## Task directions
Look through the material below, count the lines containing the word "that", and state only the count.

## Listing
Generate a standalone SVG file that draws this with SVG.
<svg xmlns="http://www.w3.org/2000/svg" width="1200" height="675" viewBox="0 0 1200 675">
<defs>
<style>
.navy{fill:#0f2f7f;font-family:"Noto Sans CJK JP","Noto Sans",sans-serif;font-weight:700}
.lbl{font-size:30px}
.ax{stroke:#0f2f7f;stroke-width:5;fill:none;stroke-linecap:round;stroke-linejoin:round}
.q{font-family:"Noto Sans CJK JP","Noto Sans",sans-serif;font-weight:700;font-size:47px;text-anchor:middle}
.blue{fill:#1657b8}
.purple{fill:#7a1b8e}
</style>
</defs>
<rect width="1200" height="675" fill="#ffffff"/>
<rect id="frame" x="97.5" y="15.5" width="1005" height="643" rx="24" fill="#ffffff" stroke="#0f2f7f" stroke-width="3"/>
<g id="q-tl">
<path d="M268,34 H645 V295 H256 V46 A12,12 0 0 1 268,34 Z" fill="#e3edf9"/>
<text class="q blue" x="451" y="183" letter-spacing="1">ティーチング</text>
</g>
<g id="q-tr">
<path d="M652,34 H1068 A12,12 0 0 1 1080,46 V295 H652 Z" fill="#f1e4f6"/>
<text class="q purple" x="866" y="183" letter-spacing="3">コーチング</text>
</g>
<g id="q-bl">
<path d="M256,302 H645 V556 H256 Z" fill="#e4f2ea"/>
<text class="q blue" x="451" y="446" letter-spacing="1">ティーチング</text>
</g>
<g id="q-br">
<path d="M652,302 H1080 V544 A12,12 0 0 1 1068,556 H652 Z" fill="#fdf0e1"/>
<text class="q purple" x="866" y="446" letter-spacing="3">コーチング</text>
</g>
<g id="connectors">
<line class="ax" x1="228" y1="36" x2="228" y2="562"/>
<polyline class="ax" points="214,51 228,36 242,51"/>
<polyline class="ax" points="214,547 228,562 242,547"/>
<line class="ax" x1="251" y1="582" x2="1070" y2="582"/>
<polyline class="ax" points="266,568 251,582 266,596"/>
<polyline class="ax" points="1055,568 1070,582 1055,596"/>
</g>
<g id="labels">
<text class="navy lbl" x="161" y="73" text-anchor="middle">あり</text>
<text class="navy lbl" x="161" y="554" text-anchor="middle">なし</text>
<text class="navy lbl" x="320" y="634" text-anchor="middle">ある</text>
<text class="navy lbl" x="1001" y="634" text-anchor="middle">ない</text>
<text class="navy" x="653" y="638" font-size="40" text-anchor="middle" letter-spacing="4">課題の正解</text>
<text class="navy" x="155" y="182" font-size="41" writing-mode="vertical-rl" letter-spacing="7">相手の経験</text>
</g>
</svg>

* * *

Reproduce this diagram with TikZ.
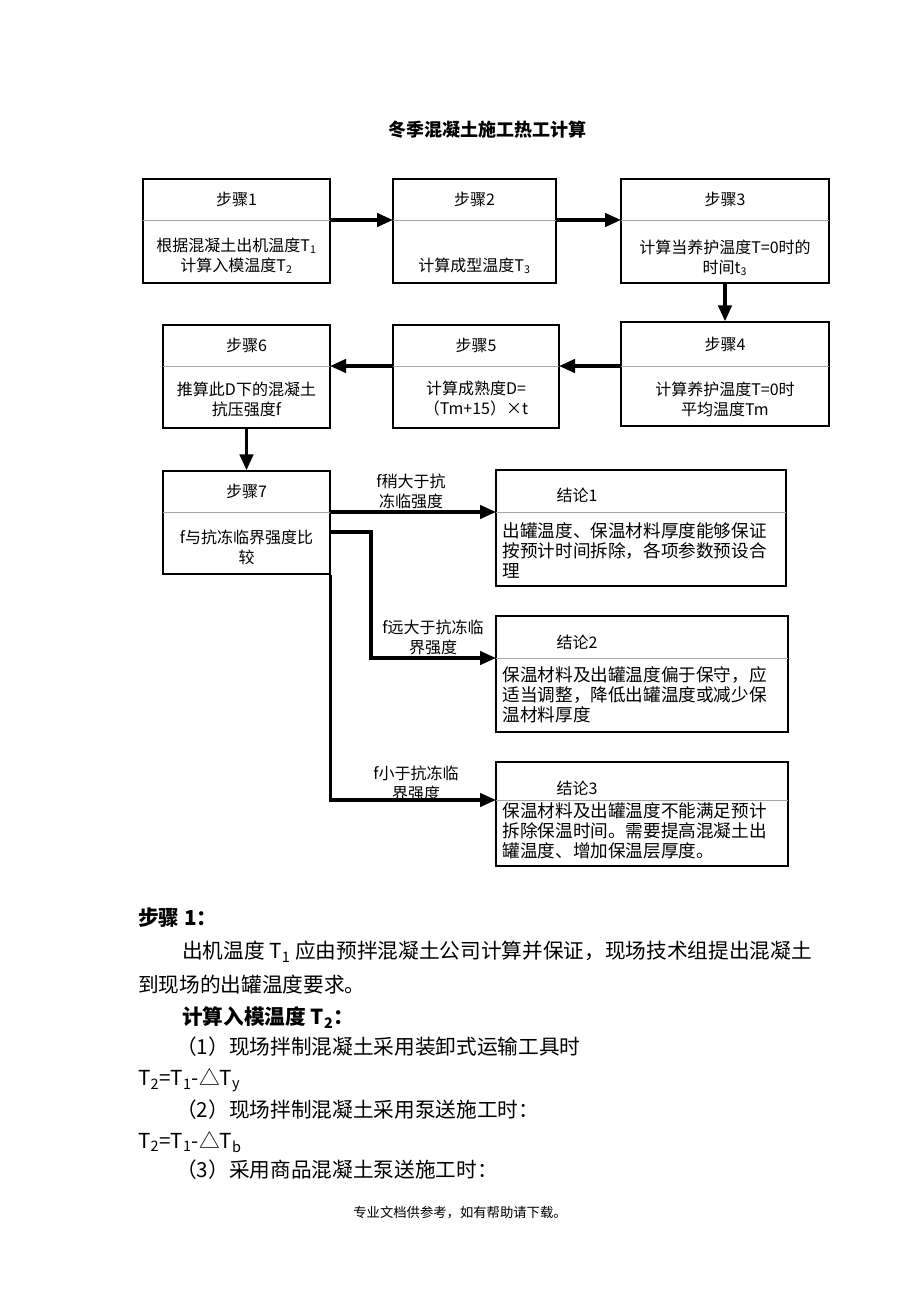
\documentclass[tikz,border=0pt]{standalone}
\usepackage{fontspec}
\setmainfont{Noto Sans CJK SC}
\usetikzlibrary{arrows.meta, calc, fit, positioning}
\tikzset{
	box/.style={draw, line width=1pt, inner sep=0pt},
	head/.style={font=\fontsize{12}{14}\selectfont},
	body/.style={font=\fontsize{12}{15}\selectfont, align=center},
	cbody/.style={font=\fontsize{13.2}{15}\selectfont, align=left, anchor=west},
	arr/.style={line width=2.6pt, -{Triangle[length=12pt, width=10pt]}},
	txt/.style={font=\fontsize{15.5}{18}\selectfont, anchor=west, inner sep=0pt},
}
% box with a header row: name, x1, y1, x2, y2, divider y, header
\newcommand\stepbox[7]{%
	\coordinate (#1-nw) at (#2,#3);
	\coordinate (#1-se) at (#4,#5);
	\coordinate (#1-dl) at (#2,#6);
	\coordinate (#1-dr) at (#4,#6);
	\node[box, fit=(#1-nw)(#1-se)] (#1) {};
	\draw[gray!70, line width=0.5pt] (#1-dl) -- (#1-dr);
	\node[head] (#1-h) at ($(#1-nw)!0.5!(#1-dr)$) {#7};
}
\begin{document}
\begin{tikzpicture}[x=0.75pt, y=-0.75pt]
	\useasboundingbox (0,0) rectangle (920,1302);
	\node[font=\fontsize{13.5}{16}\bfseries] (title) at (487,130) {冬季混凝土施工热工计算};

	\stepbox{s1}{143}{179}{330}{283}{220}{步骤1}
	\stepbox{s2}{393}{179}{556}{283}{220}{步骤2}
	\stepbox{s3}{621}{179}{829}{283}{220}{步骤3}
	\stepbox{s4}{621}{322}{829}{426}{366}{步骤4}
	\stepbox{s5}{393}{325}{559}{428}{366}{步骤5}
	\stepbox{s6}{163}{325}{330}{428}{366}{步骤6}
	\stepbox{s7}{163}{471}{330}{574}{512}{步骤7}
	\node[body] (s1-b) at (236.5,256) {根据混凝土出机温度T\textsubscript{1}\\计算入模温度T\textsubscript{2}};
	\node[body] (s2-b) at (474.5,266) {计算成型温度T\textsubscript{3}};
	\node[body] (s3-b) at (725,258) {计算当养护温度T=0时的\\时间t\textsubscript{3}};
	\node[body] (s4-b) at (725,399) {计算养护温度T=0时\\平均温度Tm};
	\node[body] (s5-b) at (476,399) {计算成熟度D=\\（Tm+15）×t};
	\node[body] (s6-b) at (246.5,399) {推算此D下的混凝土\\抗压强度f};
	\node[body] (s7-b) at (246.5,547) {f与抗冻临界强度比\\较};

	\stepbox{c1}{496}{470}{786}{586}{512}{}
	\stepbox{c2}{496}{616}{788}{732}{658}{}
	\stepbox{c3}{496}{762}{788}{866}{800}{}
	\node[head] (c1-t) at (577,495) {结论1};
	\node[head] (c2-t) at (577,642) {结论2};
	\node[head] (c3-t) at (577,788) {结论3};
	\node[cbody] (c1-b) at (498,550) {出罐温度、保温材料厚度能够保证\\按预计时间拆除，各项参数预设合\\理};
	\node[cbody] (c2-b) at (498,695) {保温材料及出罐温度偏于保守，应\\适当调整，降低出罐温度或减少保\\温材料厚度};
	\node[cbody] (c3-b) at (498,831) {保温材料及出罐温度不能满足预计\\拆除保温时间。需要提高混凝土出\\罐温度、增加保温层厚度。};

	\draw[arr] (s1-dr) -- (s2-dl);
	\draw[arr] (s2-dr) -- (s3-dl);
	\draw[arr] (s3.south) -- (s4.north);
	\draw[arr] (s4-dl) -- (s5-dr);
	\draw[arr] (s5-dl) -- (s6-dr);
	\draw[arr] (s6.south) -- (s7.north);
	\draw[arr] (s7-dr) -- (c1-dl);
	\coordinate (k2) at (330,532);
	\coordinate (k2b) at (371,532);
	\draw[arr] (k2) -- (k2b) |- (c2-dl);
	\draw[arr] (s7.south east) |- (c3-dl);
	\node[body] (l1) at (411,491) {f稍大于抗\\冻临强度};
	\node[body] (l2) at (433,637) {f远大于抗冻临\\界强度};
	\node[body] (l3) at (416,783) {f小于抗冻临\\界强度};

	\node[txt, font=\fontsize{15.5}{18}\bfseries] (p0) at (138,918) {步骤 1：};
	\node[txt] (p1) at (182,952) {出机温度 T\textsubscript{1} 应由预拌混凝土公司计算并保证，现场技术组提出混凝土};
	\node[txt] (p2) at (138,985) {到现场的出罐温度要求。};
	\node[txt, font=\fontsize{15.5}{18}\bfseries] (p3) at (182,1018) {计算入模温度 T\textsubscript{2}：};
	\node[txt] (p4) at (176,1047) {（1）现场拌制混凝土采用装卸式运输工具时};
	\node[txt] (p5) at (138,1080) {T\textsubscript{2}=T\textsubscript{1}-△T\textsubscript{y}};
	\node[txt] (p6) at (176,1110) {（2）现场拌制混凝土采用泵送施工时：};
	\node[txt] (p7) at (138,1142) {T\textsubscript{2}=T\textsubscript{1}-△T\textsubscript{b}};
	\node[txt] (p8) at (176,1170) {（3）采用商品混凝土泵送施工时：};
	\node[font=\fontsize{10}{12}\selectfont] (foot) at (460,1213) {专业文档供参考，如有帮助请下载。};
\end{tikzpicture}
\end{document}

* * *

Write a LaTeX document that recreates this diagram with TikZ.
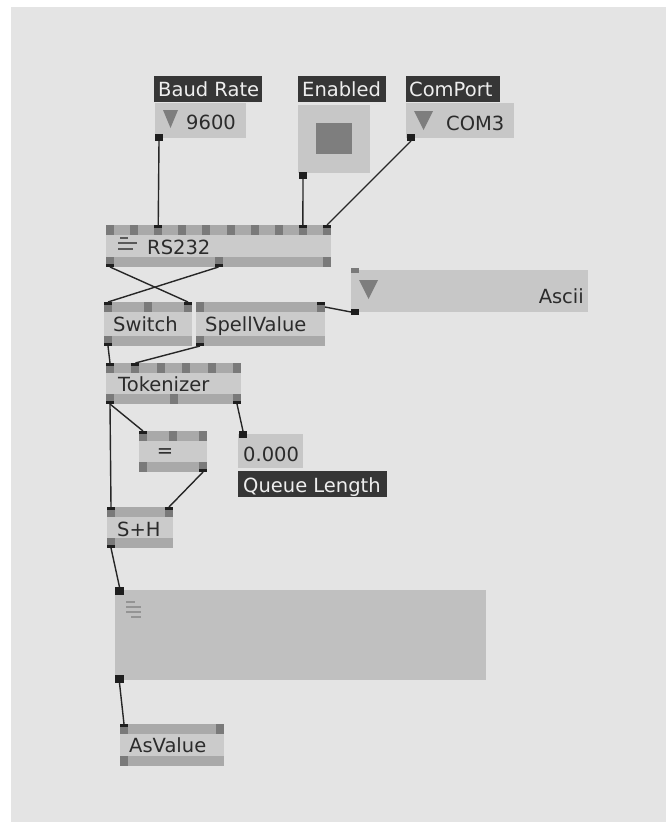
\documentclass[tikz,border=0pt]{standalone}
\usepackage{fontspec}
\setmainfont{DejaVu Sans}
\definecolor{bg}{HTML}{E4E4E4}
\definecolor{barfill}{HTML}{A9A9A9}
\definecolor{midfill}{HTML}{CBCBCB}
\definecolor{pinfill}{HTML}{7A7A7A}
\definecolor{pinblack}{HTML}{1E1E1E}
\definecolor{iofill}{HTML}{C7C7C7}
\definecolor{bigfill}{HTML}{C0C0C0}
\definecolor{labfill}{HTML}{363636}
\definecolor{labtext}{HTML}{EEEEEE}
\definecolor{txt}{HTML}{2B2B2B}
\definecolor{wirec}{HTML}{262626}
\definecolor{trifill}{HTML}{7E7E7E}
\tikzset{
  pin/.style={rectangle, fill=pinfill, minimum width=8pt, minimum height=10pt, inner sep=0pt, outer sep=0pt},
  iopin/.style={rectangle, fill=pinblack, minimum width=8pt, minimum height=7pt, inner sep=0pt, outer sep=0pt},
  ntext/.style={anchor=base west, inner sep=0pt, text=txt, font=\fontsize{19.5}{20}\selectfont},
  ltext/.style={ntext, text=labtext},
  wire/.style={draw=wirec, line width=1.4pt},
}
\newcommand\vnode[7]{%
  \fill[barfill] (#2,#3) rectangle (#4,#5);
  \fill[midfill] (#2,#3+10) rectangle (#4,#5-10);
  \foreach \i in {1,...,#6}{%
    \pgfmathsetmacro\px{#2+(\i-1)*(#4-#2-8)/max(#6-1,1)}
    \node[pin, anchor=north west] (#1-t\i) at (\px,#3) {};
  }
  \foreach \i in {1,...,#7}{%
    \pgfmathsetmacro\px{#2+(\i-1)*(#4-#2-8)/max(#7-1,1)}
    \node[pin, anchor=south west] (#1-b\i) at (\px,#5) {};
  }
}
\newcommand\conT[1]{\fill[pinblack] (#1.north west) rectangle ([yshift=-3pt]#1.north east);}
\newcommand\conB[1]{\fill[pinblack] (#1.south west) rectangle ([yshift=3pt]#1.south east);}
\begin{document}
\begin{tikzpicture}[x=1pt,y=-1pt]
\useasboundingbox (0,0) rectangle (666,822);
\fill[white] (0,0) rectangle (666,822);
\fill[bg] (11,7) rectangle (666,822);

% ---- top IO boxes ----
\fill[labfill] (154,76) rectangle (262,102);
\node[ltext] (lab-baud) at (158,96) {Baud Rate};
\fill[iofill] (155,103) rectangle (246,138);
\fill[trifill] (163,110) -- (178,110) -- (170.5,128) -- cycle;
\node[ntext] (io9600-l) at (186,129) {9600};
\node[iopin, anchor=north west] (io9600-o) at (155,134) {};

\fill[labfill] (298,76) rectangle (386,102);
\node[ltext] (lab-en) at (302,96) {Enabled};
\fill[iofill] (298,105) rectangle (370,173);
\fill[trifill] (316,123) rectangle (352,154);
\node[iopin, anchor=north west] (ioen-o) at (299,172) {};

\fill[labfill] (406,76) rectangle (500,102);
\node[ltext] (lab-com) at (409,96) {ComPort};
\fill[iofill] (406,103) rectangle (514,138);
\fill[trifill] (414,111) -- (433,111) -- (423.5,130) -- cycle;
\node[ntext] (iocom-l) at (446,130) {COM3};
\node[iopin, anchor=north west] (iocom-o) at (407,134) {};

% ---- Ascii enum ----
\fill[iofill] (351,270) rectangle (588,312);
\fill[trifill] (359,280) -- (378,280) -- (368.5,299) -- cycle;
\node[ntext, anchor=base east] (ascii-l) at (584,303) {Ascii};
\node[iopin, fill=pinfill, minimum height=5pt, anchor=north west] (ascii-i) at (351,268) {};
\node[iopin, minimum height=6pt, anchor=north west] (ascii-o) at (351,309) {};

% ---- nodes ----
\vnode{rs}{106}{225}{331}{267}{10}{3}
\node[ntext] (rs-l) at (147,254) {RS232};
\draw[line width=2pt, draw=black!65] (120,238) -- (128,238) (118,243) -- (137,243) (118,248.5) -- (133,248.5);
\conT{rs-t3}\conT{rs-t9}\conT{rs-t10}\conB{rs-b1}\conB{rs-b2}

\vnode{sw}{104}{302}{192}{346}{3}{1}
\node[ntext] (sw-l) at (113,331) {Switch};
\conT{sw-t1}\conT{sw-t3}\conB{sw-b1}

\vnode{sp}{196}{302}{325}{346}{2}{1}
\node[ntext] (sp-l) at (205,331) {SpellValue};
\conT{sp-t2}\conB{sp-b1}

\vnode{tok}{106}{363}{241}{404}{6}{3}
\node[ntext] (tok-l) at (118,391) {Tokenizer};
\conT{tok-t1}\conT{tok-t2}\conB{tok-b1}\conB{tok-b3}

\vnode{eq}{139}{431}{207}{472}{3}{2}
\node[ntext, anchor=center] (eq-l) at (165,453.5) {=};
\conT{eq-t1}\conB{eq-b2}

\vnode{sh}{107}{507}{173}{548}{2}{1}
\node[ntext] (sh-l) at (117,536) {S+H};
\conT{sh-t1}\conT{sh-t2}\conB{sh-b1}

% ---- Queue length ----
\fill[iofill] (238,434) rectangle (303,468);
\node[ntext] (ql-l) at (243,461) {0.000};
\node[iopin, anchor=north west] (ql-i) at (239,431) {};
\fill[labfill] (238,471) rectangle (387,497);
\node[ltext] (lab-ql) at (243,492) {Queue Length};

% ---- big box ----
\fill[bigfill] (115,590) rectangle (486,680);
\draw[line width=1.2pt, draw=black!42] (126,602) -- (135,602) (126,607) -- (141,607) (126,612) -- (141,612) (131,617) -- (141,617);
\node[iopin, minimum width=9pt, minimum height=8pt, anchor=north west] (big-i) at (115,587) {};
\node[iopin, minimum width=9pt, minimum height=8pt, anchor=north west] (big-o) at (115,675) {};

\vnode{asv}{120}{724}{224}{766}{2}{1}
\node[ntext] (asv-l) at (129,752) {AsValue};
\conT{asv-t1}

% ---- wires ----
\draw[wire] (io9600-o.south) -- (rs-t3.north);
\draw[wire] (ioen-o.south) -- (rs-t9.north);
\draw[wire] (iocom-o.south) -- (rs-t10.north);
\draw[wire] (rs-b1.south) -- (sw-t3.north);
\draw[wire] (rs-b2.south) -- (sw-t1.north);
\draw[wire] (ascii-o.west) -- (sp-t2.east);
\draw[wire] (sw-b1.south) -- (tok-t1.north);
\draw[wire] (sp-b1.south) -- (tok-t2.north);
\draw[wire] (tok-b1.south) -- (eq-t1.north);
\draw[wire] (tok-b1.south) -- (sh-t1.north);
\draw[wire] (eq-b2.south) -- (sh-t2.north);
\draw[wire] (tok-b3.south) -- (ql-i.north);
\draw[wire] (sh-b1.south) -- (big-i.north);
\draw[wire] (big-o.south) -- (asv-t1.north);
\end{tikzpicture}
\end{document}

## Answer to the problem
2